While the book has received criticism from those challenging its methodology or the precision of its numbers, ultimately no serious scholar or thinker challenges the larger point that communist regimes in the 20th century were responsible for the mass slaughter of enormous numbers of human beings. I’ve often heard of debates over who was worse, Hitler or Stalin, and while many see Hitler as worse for his race inspired killings when compared to Stalin for his politically and ideologically inspired killings, nobody denies that both men were operating on the same level.

This also made me wonder about the recent call among some on the far left to “punch a Nazi.” Who exactly is a modern Nazi? Who decides? Of course, foolish comparisons of modern politicians or thinkers with the Nazis are often made. Barack Obama, Hillary Clinton, and Donald Trump have all been compared to Hitler, when none of them, obviously, are Hitler. There have even been attempts to compare the modern Jewish state of Israel to Nazi Germany. If modern supporters of Israel and politicians like Hillary Clinton are to be understood as “Nazis,” then such thinking would allow for a lot of people getting punched for “being a Nazi” when they are obviously nothing like the actual Nazis.

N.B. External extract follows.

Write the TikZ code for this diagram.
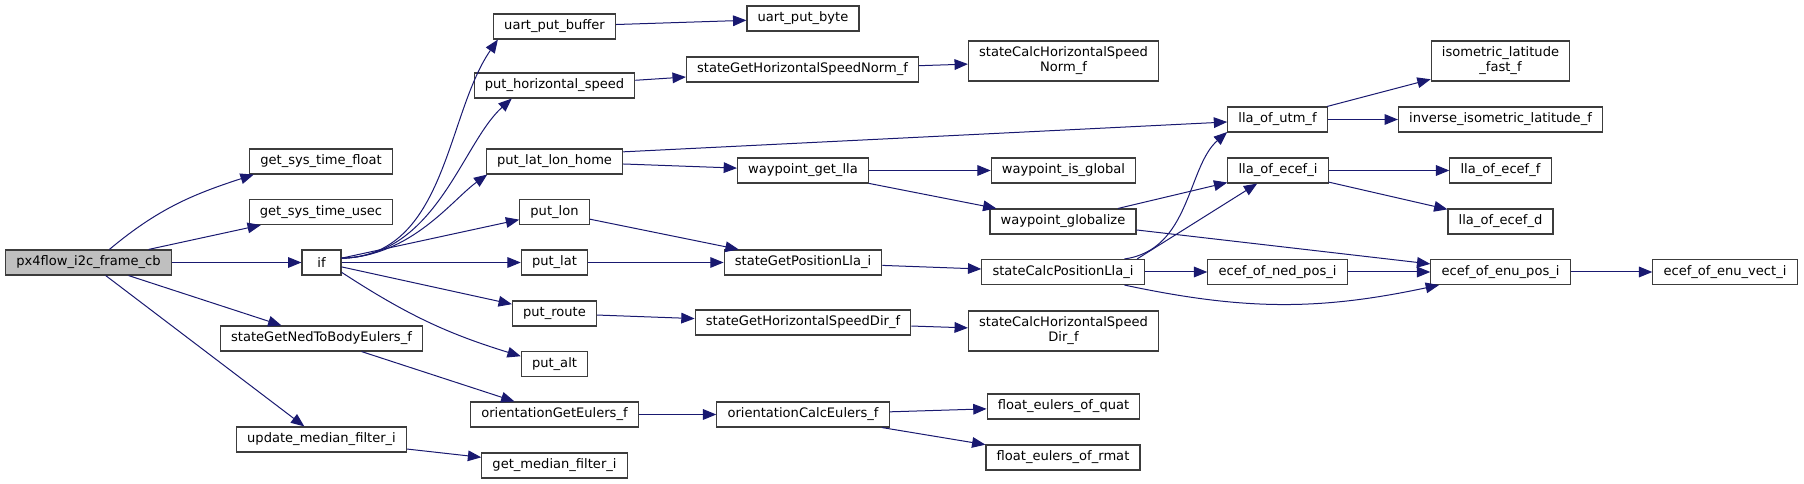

Moreover, Stalin or Mao often (but not always) seem to get a pass, comparatively, as Hitler is cited much more often in these kinds of comparisons. A recent poll in Russia even showed that most Russians consider Stalin to be the greatest personality in human history. Germans would rightly never vote about Hitler in such a way, and I suspect the difference is found in the German and Russian educational systems. But in light of communism’s bloody and brutal reign throughout the 20th century, with arguably 100 million deaths, why aren’t more people concerned with “punching a commie” as well? To be clear, I am not advocating the punching of “commies,” but instead highlighting the discrepancy in calls for action against Nazis in comparison to commies. Communism led to the deaths of far more people than Nazism, after all, even if you attribute all of the deaths of World War II to Hitler (about 62 million).

Perhaps it is, as Florin suggested above, because modern students hear relatively little about the ruthlessness and brutality of 20th century communism? Perhaps it is because in academia there has traditionally been greater sympathy for communist ideals and this influences to what degree the crimes of communist regimes have been emphasized? I am only a historian of medieval Europe, so this is not my area of specialty, but I intend to talk with some colleagues who are specialists and think and read about this topic a bit more as time will allow. I’ll report back.